A number of US Senators want to extend telecommunications taxes to cover Internet communications. To do so would miss an opportunity to undo the hyper-regulation of the telecommunication industry's past.
Written by John Carroll, Contributor

When I read that Ted Stevens, an Alaska Republican and chairman of the Senate Commerce Committee, was a strong supporter of plans to tax Internet communications in order to prop up the wilting Universal Service Fund (a pool of funds used to subsidize telecommunications services in rural areas), I had the same reaction as IT_Guy when he observed that Alaska pays generous oil dividends to its citizens every year. Surely some of that money could go towards wiring Alaska so that a population that is disproportionately male can do something interesting with their evenings. That certainly makes more sense than funneling more money down the chute that leads to Gravina Island, population 50, and the endpoint for a new bridge costing close to a billion dollars that will be longer than San Francisco's Golden Gate and higher than the Brooklyn Bridge.

Of course, when IT_Guy lamented that Republicans were supposed to the be party of small government, I thought, that's so 1990s. Republicans are now the party that promises tax cuts AND spending increases. The moral of the story is, if your opponents are known as big spenders, beat them by spending even more.

But I digress. As should be obvious, I think extending the Universal Service Fund (USF) taxes to include Internet communications is a singularly bad idea. I can list a string of government-funded market-skewing boondoggles, from France's investment in the Minitel system (the root cause of France's slow entry into the Internet age) to New Orleans' dodgy levee system. Government has a habit of tilting the natural flow of an economy in artificial directions. That tilt caused lots of people to build houses in New Orleans that were essentially underwater, something that would only be economically feasible if government is hiding the cost by footing the bill.

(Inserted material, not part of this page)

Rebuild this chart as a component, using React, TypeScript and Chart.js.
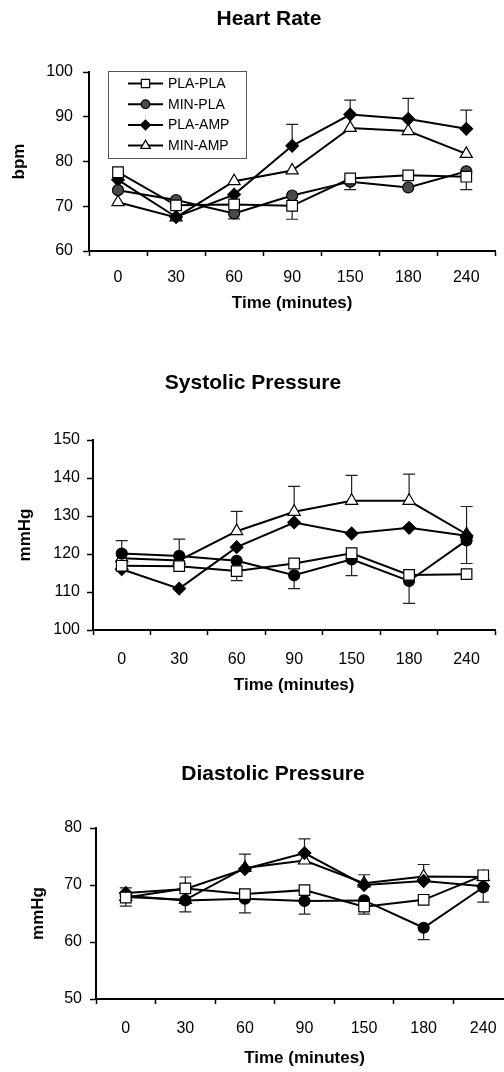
import React, { useEffect, useRef } from "react";
import { Chart, registerables } from "chart.js";

Chart.register(...registerables);

// ---------- DATA ----------
const timeLabels = ["0", "30", "60", "90", "150", "180", "240"];
const seriesNames = ["PLA-PLA", "MIN-PLA", "PLA-AMP", "MIN-AMP"];

// Heart Rate (bpm)
const hrPlaPla = [77.6, 70.2, 70.4, 70.1, 76.2, 76.9, 76.6];
const hrMinPla = [73.6, 71.4, 68.4, 72.4, 75.5, 74.2, 77.8];
const hrPlaAmp = [75.9, 67.6, 72.6, 83.5, 90.5, 89.5, 87.3];
const hrMinAmp = [70.9, 67.5, 75.6, 78.0, 87.5, 86.8, 81.7];
// signed SEM (positive = drawn upwards, negative = downwards, 0 = none)
const hrErrPlaPla = [0, 0, 0, -3.0, 0, 0, -2.9];
const hrErrMinPla = [0, 0, -1.2, 0, -1.8, 0, 0];
const hrErrPlaAmp = [0, 0, 0, 4.8, 3.2, 4.6, 4.2];
const hrErrMinAmp = [0, 0, 0, 0, 0, 0, 0];

// Systolic Pressure (mmHg)
const sysPlaPla = [116.9, 116.8, 115.5, 117.5, 120.2, 114.5, 114.7];
const sysMinPla = [120.1, 119.5, 118.2, 114.4, 118.6, 112.9, 123.6];
const sysPlaAmp = [116.0, 110.9, 121.8, 128.3, 125.4, 126.9, 124.8];
const sysMinAmp = [118.9, 118.3, 126.0, 131.1, 134.0, 134.0, 125.2];
const sysErrPlaPla = [0, 0, -2.5, 0, 0, 0, 0];
const sysErrMinPla = [3.4, 4.4, 0, -3.5, -4.3, -5.9, -6.1];
const sysErrPlaAmp = [0, 0, 0, 0, 0, 0, 0];
const sysErrMinAmp = [0, 0, 5.2, 6.7, 6.7, 7.0, 7.3];

// Diastolic Pressure (mmHg)
const diaPlaPla = [67.8, 69.4, 68.4, 69.1, 66.2, 67.4, 71.7];
const diaMinPla = [68.1, 67.3, 67.6, 67.2, 67.3, 62.5, 69.6];
const diaPlaAmp = [68.6, 69.3, 72.8, 75.6, 70.0, 70.7, 69.8];
const diaMinAmp = [67.9, 67.4, 73.0, 74.3, 70.3, 71.5, 71.4];
const diaErrPlaPla = [0, 0, 0, 0, -1.3, 0, 0];
const diaErrMinPla = [-1.8, -2.0, -2.5, -2.3, 0, -2.1, -2.6];
const diaErrPlaAmp = [0.9, 2.1, 0, 2.5, 0, 0, 0];
const diaErrMinAmp = [0, 0, 2.4, 0, 1.5, 2.1, 0];

// ---------- STYLE ----------
const FONT = "'Liberation Sans', Arial, Helvetica, sans-serif";
const markerStyles = [
  { pointStyle: "rect", radius: 7.5, fill: "#ffffff" },
  { pointStyle: "circle", radius: 5.5, fill: "#000000" },
  { pointStyle: "rectRot", radius: 6.3, fill: "#000000" },
  { pointStyle: "triangle", radius: 7, fill: "#ffffff" },
];

const errorBarPlugin = {
  id: "errorBars",
  beforeDatasetsDraw(chart: any) {
    const ctx = chart.ctx;
    const yScale = chart.scales.y;
    ctx.save();
    ctx.strokeStyle = "#222";
    ctx.lineWidth = 1.2;
    chart.data.datasets.forEach((ds: any, di: number) => {
      const meta = chart.getDatasetMeta(di);
      const errs: number[] = ds.errors || [];
      meta.data.forEach((pt: any, i: number) => {
        const e = errs[i];
        if (!e) return;
        const v = ds.data[i];
        const x = pt.x;
        const y0 = yScale.getPixelForValue(v);
        const y1 = yScale.getPixelForValue(v + e);
        ctx.beginPath();
        ctx.moveTo(x, y0);
        ctx.lineTo(x, y1);
        ctx.moveTo(x - 6, y1);
        ctx.lineTo(x + 6, y1);
        ctx.stroke();
      });
    });
    ctx.restore();
  },
};

function drawMarker(ctx: CanvasRenderingContext2D, style: string, r: number, x: number, y: number) {
  ctx.beginPath();
  if (style === "rect") {
    const s = Math.SQRT1_2 * r;
    ctx.rect(x - s, y - s, 2 * s, 2 * s);
  } else if (style === "circle") {
    ctx.arc(x, y, r, 0, Math.PI * 2);
  } else if (style === "rectRot") {
    ctx.moveTo(x - r, y);
    ctx.lineTo(x, y - r);
    ctx.lineTo(x + r, y);
    ctx.lineTo(x, y + r);
    ctx.closePath();
  } else if (style === "triangle") {
    let a = 0;
    ctx.moveTo(x + Math.sin(a) * r, y - Math.cos(a) * r);
    a += (2 * Math.PI) / 3;
    ctx.lineTo(x + Math.sin(a) * r, y - Math.cos(a) * r);
    a += (2 * Math.PI) / 3;
    ctx.lineTo(x + Math.sin(a) * r, y - Math.cos(a) * r);
    ctx.closePath();
  }
  ctx.fill();
  ctx.stroke();
}

const boxLegendPlugin = {
  id: "boxLegend",
  afterDraw(chart: any, _args: any, opts: any) {
    if (!opts || !opts.show) return;
    const ctx = chart.ctx;
    const area = chart.chartArea;
    const left = area.left + opts.dx;
    const top = area.top + opts.dy;
    ctx.save();
    ctx.strokeStyle = "#555";
    ctx.lineWidth = 1;
    ctx.strokeRect(left + 0.5, top + 0.5, opts.w, opts.h);
    ctx.font = `14px ${FONT}`;
    ctx.textBaseline = "middle";
    ctx.textAlign = "left";
    chart.data.datasets.forEach((ds: any, i: number) => {
      const y = top + 12.5 + i * 20.7;
      ctx.strokeStyle = "#000";
      ctx.lineWidth = 2;
      ctx.beginPath();
      ctx.moveTo(left + 20, y);
      ctx.lineTo(left + 55, y);
      ctx.stroke();
      ctx.fillStyle = ds.pointBackgroundColor;
      ctx.strokeStyle = "#000";
      ctx.lineWidth = 1.2;
      drawMarker(ctx, ds.pointStyle, ds.pointRadius * 0.78, left + 37.5, y);
      ctx.fillStyle = "#000";
      ctx.fillText(ds.label, left + 60, y + 0.5);
    });
    ctx.restore();
  },
};

type Panel = {
  title: string;
  yTitle: string;
  series: number[][];
  errors: number[][];
  yMin: number;
  yMax: number;
  circleFill: string;
  top: number;
  width: number;
  height: number;
  layout: {
    titlePadTop: number;
    titlePadBottom: number;
    padLeft: number;
    yWidth: number;
    yTitlePad: number;
    yTickPad: number;
    xHeight: number;
    xTickPad: number;
    xTitlePadBottom: number;
    padRight: number;
    padBottom: number;
  };
  legend: boolean;
};

const panels: Panel[] = [
  {
    title: "Heart Rate",
    yTitle: "bpm",
    series: [hrPlaPla, hrMinPla, hrPlaAmp, hrMinAmp],
    errors: [hrErrPlaPla, hrErrMinPla, hrErrPlaAmp, hrErrMinAmp],
    yMin: 60,
    yMax: 100,
    circleFill: "#4a4a4a",
    top: 0,
    width: 504,
    height: 330,
    layout: {
      titlePadTop: 6.4,
      titlePadBottom: 40.4,
      padLeft: 41,
      yWidth: 48,
      yTitlePad: -31.8,
      yTickPad: 10,
      xHeight: 70,
      xTickPad: 12,
      xTitlePadBottom: 7,
      padRight: 7,
      padBottom: 9,
    },
    legend: true,
  },
  {
    title: "Systolic Pressure",
    yTitle: "mmHg",
    series: [sysPlaPla, sysMinPla, sysPlaAmp, sysMinAmp],
    errors: [sysErrPlaPla, sysErrMinPla, sysErrPlaAmp, sysErrMinAmp],
    yMin: 100,
    yMax: 150,
    circleFill: "#000000",
    top: 345,
    width: 504,
    height: 370,
    layout: {
      titlePadTop: 25.4,
      titlePadBottom: 44.4,
      padLeft: 4,
      yWidth: 89,
      yTitlePad: 11.3,
      yTickPad: 7,
      xHeight: 70,
      xTickPad: 15,
      xTitlePadBottom: 4,
      padRight: 2,
      padBottom: 15,
    },
    legend: false,
  },
  {
    title: "Diastolic Pressure",
    yTitle: "mmHg",
    series: [diaPlaPla, diaMinPla, diaPlaAmp, diaMinAmp],
    errors: [diaErrPlaPla, diaErrMinPla, diaErrPlaAmp, diaErrMinAmp],
    yMin: 50,
    yMax: 80,
    circleFill: "#000000",
    top: 730,
    width: 544,
    height: 360,
    layout: {
      titlePadTop: 31.4,
      titlePadBottom: 41.4,
      padLeft: 33,
      yWidth: 63,
      yTitlePad: -5.2,
      yTickPad: 8,
      xHeight: 80,
      xTickPad: 15,
      xTitlePadBottom: 10,
      padRight: 31,
      padBottom: 11,
    },
    legend: false,
  },
];

function makeConfig(p: Panel): any {
  const L = p.layout;
  const datasets = p.series.map((vals, i) => {
    const m = markerStyles[i];
    const fill = m.pointStyle === "circle" ? p.circleFill : m.fill;
    return {
      label: seriesNames[i],
      data: vals,
      errors: p.errors[i],
      borderColor: "#000",
      borderWidth: 2,
      tension: 0,
      fill: false,
      pointStyle: m.pointStyle,
      pointRadius: m.radius,
      pointBackgroundColor: fill,
      pointBorderColor: "#000",
      pointBorderWidth: 1.2,
    };
  });
  return {
    type: "line",
    data: { labels: timeLabels, datasets },
    plugins: [errorBarPlugin, boxLegendPlugin],
    options: {
      animation: false,
      responsive: false,
      maintainAspectRatio: false,
      devicePixelRatio: 1,
      events: [],
      layout: { padding: { left: L.padLeft, top: 0, right: L.padRight, bottom: L.padBottom } },
      plugins: {
        legend: { display: false },
        tooltip: { enabled: false },
        title: {
          display: true,
          text: p.title,
          color: "#000",
          font: { family: FONT, size: 21, weight: "bold" },
          padding: { top: L.titlePadTop, bottom: L.titlePadBottom },
        },
        boxLegend: { show: p.legend, dx: 19, dy: -1, w: 138, h: 87 },
      },
      scales: {
        x: {
          type: "category",
          offset: true,
          grid: {
            offset: true,
            drawOnChartArea: false,
            drawTicks: true,
            tickLength: 5,
            color: "#000",
            tickWidth: 1.5,
          },
          border: { display: true, color: "#000", width: 2 },
          ticks: { color: "#000", font: { family: FONT, size: 16 }, padding: L.xTickPad, maxRotation: 0 },
          title: {
            display: true,
            text: "Time (minutes)",
            color: "#000",
            font: { family: FONT, size: 17, weight: "bold" },
            padding: { top: 0, bottom: L.xTitlePadBottom },
          },
          afterFit: (s: any) => {
            s.height = L.xHeight;
          },
        },
        y: {
          min: p.yMin,
          max: p.yMax,
          grid: {
            drawOnChartArea: false,
            drawTicks: true,
            tickLength: 6,
            color: "#000",
            tickWidth: 1.5,
          },
          border: { display: true, color: "#000", width: 2 },
          ticks: { stepSize: 10, color: "#000", font: { family: FONT, size: 16 }, padding: L.yTickPad },
          title: {
            display: true,
            text: p.yTitle,
            color: "#000",
            font: { family: FONT, size: 17, weight: "bold" },
            padding: { top: L.yTitlePad, bottom: 0 },
          },
          afterFit: (s: any) => {
            s.width = L.yWidth;
          },
        },
      },
    },
  };
}

function ChartPanel({ panel }: { panel: Panel }) {
  const ref = useRef<HTMLCanvasElement | null>(null);
  useEffect(() => {
    if (!ref.current) return;
    const chart = new Chart(ref.current, makeConfig(panel));
    return () => chart.destroy();
  }, [panel]);
  return (
    <canvas
      ref={ref}
      width={panel.width}
      height={panel.height}
      style={{
        position: "absolute",
        left: 0,
        top: panel.top,
        width: panel.width,
        height: panel.height,
        display: "block",
      }}
    />
  );
}

export default function App() {
  return (
    <div
      style={{
        position: "fixed",
        left: 0,
        top: 0,
        width: 504,
        height: 1072,
        overflow: "hidden",
        background: "#fff",
      }}
    >
      {panels.map((p, i) => (
        <ChartPanel key={i} panel={p} />
      ))}
    </div>
  );
}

If the cost of wiring Alaska to compete with urban areas in the 48 contiguous states makes economic sense, then someone else will fund it, and make money from it. Frankly, thinking government should coat everything with single-tone paint and enable "universal telecommunications access" irrespective of whether that connectivity makes sense is a legacy of the devil's bargain made between the US Government and pre-breakup AT&T. Back then, the government protected AT&T from competition in exchange for AT&T serving as a cash cow.

Well, the hyper-regulated telecommunications environment that resulted from that arrangement was a bad idea, and we are STILL paying for it through a communications industry that is just now starting to cut away the strangulating coils of red tape.

Besides, consider that Internet access is vastly cheaper than was the case with traditional voice networks. Your options include satellite, cable modems, and high-speed data access over cell networks (which is actually not a bad option; my brother uses an all-you-can-eat fixed-rate broadband modem from Verizon Wireless so he can connect from his shack somewhere on the windy planes of Colorado). In the not too distant future, we may even have broadband access over power lines. As far as I know, Alaskans aren't forced to make do with candles.

Frankly, attempts to extend the USF into Internet communications just feeds the beast whose gut already spills well over its Texas-sized belt buckle. The revolution set in motion by a global Internet provides an opportunity to create a telecommunications universe free of the graft, inefficiency and opportunity for monopolization that typified the old one (the USF is just one more way to make it more expensive to enter the telecommunications market). Blocking that opportunity are greedy politicans trying to pound square new telecommunications pegs into old regulatory round holes. Yes, it's possible to do this, but the result may end up breaking things.

Minimizing government regulation is a stated goal of the current party in power. The best way to start is to let the Universal Service Fund die the slow death it deserves.